I wonder if they considered the possibility that the device will be
destroyed by a static discharge?

It's one thing to criticize a design about which you know nothing on
the basis of a broad, little-known or brand new, attack.  But the
fact that EMI can skew devices has been known for years.  Hardware
that may need to work in (deliberately or otherwise) high-EMI
environments has to be appropriately designed and shielded (just as
devices have for years been protected against static discharge
through multiple layers of protection, from the chip design itself
through ground straps for people handling them).

I know nothing at all about Toshiba or its designers.  Do you know
something that makes you think they are so incompetent that they
are unaware of well-known issues that arise in the design of the
kinds of devices they work with?

| It is certainly an interesting device; I think this would find
| considerable use in communication infrastructure and high-bandwidth
| applications.  As someone else mentioned, generating a single, random,
| 128 bit seed is not too difficult with current technology, but it
| doesn't address the issue that often times you want more than just a
| single key.  One of the problems with the Linux random number generator
| is that it happens to be quite slow, especially if you need a lot of
| data.
| 
| Some potential uses:
| 1.) Secure file erasure.
Why?  Writing "hard random" values over the previous data is neither
more nor less secure than writing zeroes, unless you descend to the
level of attacking the disk surface and making use of remnance effects.
Once you do that ... it's still not clear that writing random values is
better or worse than writing all zeroes!  (As Peter Gutmann showed
years ago, there are *highly technology-specific sets of patterns*
that do a better job than all zeroes, or all ones, or whatever.
There's little reason to believe that a random set of bits is good
for much of anything in this direction.)

If you're concerned about someone distinguishing between erased
data and real data ... if the real data is unencrypted, then the
game is over anyway.  If the real data is encrypted, you want the
erased data to look "exactly as random" as the encrypted real
data.  That is, if you believe that your AES-encrypted (say)
data can be distinguished from random bits without knowning the
key, then if you fill the erased blocks with *really* random bits,
the distinguisher will tell you exactly where the real data is!
Better to use exactly the same encryption algorithm to generate
your "random" erasure pattern.

BTW, even pretty average disks these days can write 50 MB/second,
or 200 times the rate at which this device can generate random bits.

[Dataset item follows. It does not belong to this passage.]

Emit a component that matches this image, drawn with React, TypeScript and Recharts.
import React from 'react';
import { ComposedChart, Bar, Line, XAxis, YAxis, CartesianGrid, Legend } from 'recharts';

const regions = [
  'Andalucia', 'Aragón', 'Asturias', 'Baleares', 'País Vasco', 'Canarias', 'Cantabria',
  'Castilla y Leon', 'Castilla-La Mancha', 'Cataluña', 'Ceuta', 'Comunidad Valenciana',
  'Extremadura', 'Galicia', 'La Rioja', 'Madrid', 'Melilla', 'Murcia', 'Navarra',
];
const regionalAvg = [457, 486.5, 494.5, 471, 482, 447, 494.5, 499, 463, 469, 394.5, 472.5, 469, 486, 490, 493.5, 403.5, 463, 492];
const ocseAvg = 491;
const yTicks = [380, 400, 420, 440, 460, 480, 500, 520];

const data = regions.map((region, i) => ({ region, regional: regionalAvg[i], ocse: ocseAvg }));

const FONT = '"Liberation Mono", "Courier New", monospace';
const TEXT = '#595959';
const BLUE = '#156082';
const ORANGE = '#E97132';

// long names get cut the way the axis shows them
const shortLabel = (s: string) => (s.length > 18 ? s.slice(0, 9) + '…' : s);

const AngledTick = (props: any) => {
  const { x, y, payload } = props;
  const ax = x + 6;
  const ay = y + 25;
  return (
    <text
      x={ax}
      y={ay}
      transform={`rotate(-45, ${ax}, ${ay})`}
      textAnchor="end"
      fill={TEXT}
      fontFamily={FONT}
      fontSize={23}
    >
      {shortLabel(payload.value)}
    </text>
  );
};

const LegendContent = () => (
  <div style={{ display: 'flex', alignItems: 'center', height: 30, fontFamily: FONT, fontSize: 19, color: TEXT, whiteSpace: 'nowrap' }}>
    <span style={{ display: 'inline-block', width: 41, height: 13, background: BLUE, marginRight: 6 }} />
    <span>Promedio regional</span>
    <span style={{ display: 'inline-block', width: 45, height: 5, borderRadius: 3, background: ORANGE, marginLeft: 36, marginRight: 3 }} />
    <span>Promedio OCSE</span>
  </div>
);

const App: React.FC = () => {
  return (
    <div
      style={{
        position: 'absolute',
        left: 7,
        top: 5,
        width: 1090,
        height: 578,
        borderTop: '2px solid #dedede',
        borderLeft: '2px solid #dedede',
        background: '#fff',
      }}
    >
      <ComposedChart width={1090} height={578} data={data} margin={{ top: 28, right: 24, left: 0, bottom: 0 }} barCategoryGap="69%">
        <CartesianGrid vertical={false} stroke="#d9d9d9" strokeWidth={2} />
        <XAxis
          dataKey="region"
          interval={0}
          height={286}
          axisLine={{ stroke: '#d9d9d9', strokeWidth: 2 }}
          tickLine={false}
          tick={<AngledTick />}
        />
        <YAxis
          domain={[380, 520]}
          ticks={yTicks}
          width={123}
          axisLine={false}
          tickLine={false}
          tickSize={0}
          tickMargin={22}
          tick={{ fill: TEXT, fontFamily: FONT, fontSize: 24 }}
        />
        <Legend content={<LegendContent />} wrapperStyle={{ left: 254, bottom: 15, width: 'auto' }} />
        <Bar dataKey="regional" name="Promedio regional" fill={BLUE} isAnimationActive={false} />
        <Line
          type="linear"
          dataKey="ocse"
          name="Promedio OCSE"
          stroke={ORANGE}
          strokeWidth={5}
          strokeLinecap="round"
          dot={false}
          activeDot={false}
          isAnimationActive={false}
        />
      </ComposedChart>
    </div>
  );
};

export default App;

| 2.) OTP keygen for those _really_ high security applications.
OK.

| 3.) Faster symmetric keyset generation.  You know, when you need to
| build 32k keys...
OK, though given the computational overhead involved in generating
symmetric keys, it's hard to see the random number generation as the
throttling factor.

| 4.) Random seeding of communication packets.
If you're talking about inserting fillers to thwart traffic analysis,
the same argument as for erasing disk blocks:  Either you believe
your encrypted packets can't be distinguished from random, in which
case you don't need the generator; or you are afraid they *can* be,
in which case you'd better not use the generator!

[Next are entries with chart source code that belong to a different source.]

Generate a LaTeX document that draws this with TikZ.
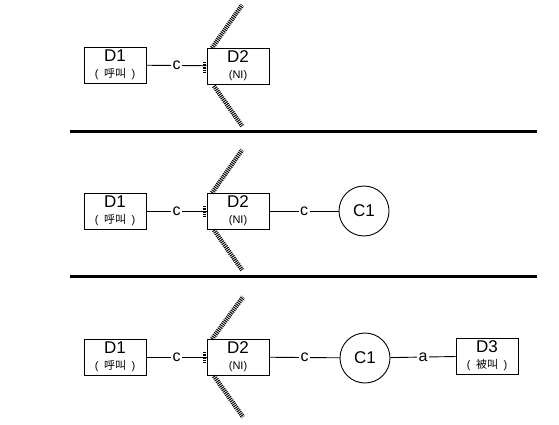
\documentclass[tikz,border=0pt]{standalone}
\usepackage{fontspec}
\setmainfont{Liberation Sans}
\newfontfamily\cjk{Noto Sans CJK SC}
\begin{document}
\begin{tikzpicture}[x=1pt,y=-1pt,
  dev/.style={draw,line width=0.9pt,minimum width=62pt,minimum height=36pt,inner sep=0pt,align=center,font=\fontsize{17}{15}\selectfont},
  ctrl/.style={draw,circle,line width=0.9pt,minimum size=50pt,inner sep=0pt,font=\fontsize{17}{17}\selectfont},
  conn/.style={line width=0.9pt},
  lab/.style={fill=white,inner sep=1.5pt,font=\fontsize{16}{16}\selectfont},
  hatch/.style={line width=4.5pt,dash pattern=on 1pt off 1pt},
  sep/.style={line width=3pt},
  tick/.style={line width=3pt,dash pattern=on 0.8pt off 0.8pt}]
\useasboundingbox (0,0) rectangle (559,425);
\newcommand{\sub}[1]{{\fontsize{11}{11}\selectfont #1}}
\newcommand{\cn}[1]{{\fontsize{11}{11}\selectfont (\enspace{\cjk #1}\enspace)}}
% panel 1
\node[dev] (a1) at (115,65) {D1\\[1pt]\cn{呼叫}};
\node[dev] (b1) at (238,66) {D2\\[1pt]\sub{(NI)}};
\draw[conn] (a1) -- node[lab] {c} (b1);
\coordinate (h1a) at (212,48); \coordinate (h1b) at (242,5);
\coordinate (h1c) at (214,86); \coordinate (h1d) at (242,126);
\draw[hatch] (h1a) -- (h1b);
\draw[hatch] (h1c) -- (h1d);
\coordinate (t1a) at (204,62); \coordinate (t1b) at (204,72);
\draw[tick] (t1a) -- (t1b);
% separator 1
\coordinate (s1a) at (70,131); \coordinate (s1b) at (537,131);
\draw[sep] (s1a) -- (s1b);
% panel 2
\node[dev] (a2) at (115,211) {D1\\[1pt]\cn{呼叫}};
\node[dev] (b2) at (238,211) {D2\\[1pt]\sub{(NI)}};
\node[ctrl] (c2) at (364,211) {C1};
\draw[conn] (a2) -- node[lab] {c} (b2);
\draw[conn] (b2) -- node[lab] {c} (c2);
\coordinate (h2a) at (212,193); \coordinate (h2b) at (242,150);
\coordinate (h2c) at (214,230); \coordinate (h2d) at (242,270);
\draw[hatch] (h2a) -- (h2b);
\draw[hatch] (h2c) -- (h2d);
\coordinate (t2a) at (204,206); \coordinate (t2b) at (204,216);
\draw[tick] (t2a) -- (t2b);
% separator 2
\coordinate (s2a) at (70,276); \coordinate (s2b) at (537,276);
\draw[sep] (s2a) -- (s2b);
% panel 3
\node[dev] (a3) at (115,357) {D1\\[1pt]\cn{呼叫}};
\node[dev] (b3) at (238,357) {D2\\[1pt]\sub{(NI)}};
\node[ctrl] (c3) at (365,358) {C1};
\node[dev] (d3) at (487,356) {D3\\[1pt]\cn{被叫}};
\draw[conn] (a3) -- node[lab] {c} (b3);
\draw[conn] (b3) -- node[lab] {c} (c3);
\draw[conn] (c3) -- node[lab] {a} (d3);
\coordinate (h3a) at (212,339); \coordinate (h3b) at (243,297);
\coordinate (h3c) at (214,376); \coordinate (h3d) at (243,417);
\draw[hatch] (h3a) -- (h3b);
\draw[hatch] (h3c) -- (h3d);
\coordinate (t3a) at (204,352); \coordinate (t3b) at (204,362);
\draw[tick] (t3a) -- (t3b);
\end{tikzpicture}
\end{document}
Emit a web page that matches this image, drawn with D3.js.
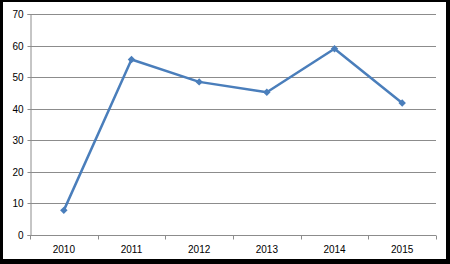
<!DOCTYPE html>
<html>
<head>
<meta charset="utf-8">
<script src="https://cdn.jsdelivr.net/npm/d3@7"></script>
<style>
  html, body { margin: 0; padding: 0; background: #000; }
  svg { display: block; }
</style>
</head>
<body>
<div id="chart"></div>
<script>
const years = ['2010', '2011', '2012', '2013', '2014', '2015'];
const values = [7.8, 55.6, 48.5, 45.2, 59.0, 41.8];
const yTicks = [0, 10, 20, 30, 40, 50, 60, 70];

const width = 450;
const height = 264;
const margin = { top: 14, right: 14, bottom: 29, left: 30 };

const svg = d3.select('#chart').append('svg')
  .attr('width', width)
  .attr('height', height);

// frame
svg.append('rect')
  .attr('width', width)
  .attr('height', height)
  .attr('fill', '#000');
svg.append('rect')
  .attr('x', 3)
  .attr('y', 2)
  .attr('width', 443)
  .attr('height', 257)
  .attr('fill', '#fff');

const x = d3.scaleBand()
  .domain(years)
  .range([margin.left, width - margin.right]);

const y = d3.scaleLinear()
  .domain([0, 70])
  .range([height - margin.bottom, margin.top]);

// gridlines
svg.append('g')
  .selectAll('line')
  .data(yTicks)
  .enter().append('line')
  .attr('x1', margin.left)
  .attr('x2', width - margin.right)
  .attr('y1', d => Math.round(y(d)) + 0.5)
  .attr('y2', d => Math.round(y(d)) + 0.5)
  .attr('stroke', '#8c8c8c')
  .attr('stroke-width', 1);

// y axis
const yAxis = svg.append('g')
  .attr('transform', `translate(${margin.left + 0.5},0)`)
  .call(d3.axisLeft(y).tickValues(yTicks).tickSize(3).tickPadding(4));
yAxis.select('.domain').attr('stroke', '#8c8c8c');
yAxis.selectAll('.tick line').attr('stroke', '#8c8c8c');
yAxis.selectAll('.tick').attr('transform', d => `translate(0,${Math.round(y(d)) + 0.5})`);
yAxis.selectAll('text')
  .attr('fill', '#000')
  .style('font-family', 'Liberation Sans, Arial, sans-serif')
  .style('font-size', '10px');

// x axis with ticks between categories
const xg = svg.append('g')
  .attr('transform', `translate(0,${Math.round(y(0)) + 0.5})`);
xg.append('line')
  .attr('x1', margin.left)
  .attr('x2', width - margin.right)
  .attr('stroke', '#8c8c8c');
const boundaries = years.map(d => x(d)).concat([width - margin.right]);
xg.selectAll('.xtick')
  .data(boundaries)
  .enter().append('line')
  .attr('class', 'xtick')
  .attr('x1', d => Math.round(d) + 0.5)
  .attr('x2', d => Math.round(d) + 0.5)
  .attr('y1', 0)
  .attr('y2', 4)
  .attr('stroke', '#8c8c8c');
xg.selectAll('.xlabel')
  .data(years)
  .enter().append('text')
  .attr('class', 'xlabel')
  .attr('x', d => x(d) + x.bandwidth() / 2)
  .attr('y', 17)
  .attr('text-anchor', 'middle')
  .style('font-family', 'Liberation Sans, Arial, sans-serif')
  .style('font-size', '10px')
  .text(d => d);

// line
const line = d3.line()
  .x((d, i) => x(years[i]) + x.bandwidth() / 2)
  .y(d => y(d));

svg.append('path')
  .datum(values)
  .attr('d', line)
  .attr('fill', 'none')
  .attr('stroke', '#4a7ebb')
  .attr('stroke-width', 2.5)
  .attr('stroke-linejoin', 'round');

// diamond markers (rotated squares)
svg.append('g')
  .selectAll('path')
  .data(values)
  .enter().append('path')
  .attr('d', d3.symbol().type(d3.symbolSquare).size(28))
  .attr('transform', (d, i) => `translate(${x(years[i]) + x.bandwidth() / 2},${y(d)}) rotate(45)`)
  .attr('fill', '#4a7ebb');
</script>
</body>
</html>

| There used to be (maybe still) a TCP spoofing exploit that relied on the
| timing of packets; there are also various de-anonymization attacks based
| on clock skew.  With a chip like this, you could add a small, random
| number to the timestamp, or even packet delay, and effectively thwart
| such attacks.  Such systems need high-bandwidth, random number
| generators.
I don't buy it.  First off, the rates are pretty low - how many packets
per second do you send?  Second, the attacks involved are probably
impossible to counter using software, because the timing resolutions are
too small.  Maybe you can build random jitter into the hardware itself -
but that brings in all kinds of other issues.  (The hardware is, of
course, *already* introducing random jitter - that's the basis of the
attack.  Just adding more without getting rid of the bias that enables
the attacks is little help; at worst, it just requires the attacker to
take more samples to average away the extra noise.  But if you can get
rid of the bias - do you still need the random jitter?)

I think this is a technically interesting innovation, and if as a result
chips come with reasonable random number generators - that would be
good.  But I'm unconvinced that there are many real applications that
need data rates even approaching the numbers here.  (If it's as cheap to
produce 2 Mb/sec as 2 Kb/sec - then it can't hurt to have the higher
value.  As someone else remarked, we can always stir a whole bunch of
bits together into one to make attacks that much harder.  But there are
few cases where 2 Mb/sec solves a problem that 2 Kb/sec can't.)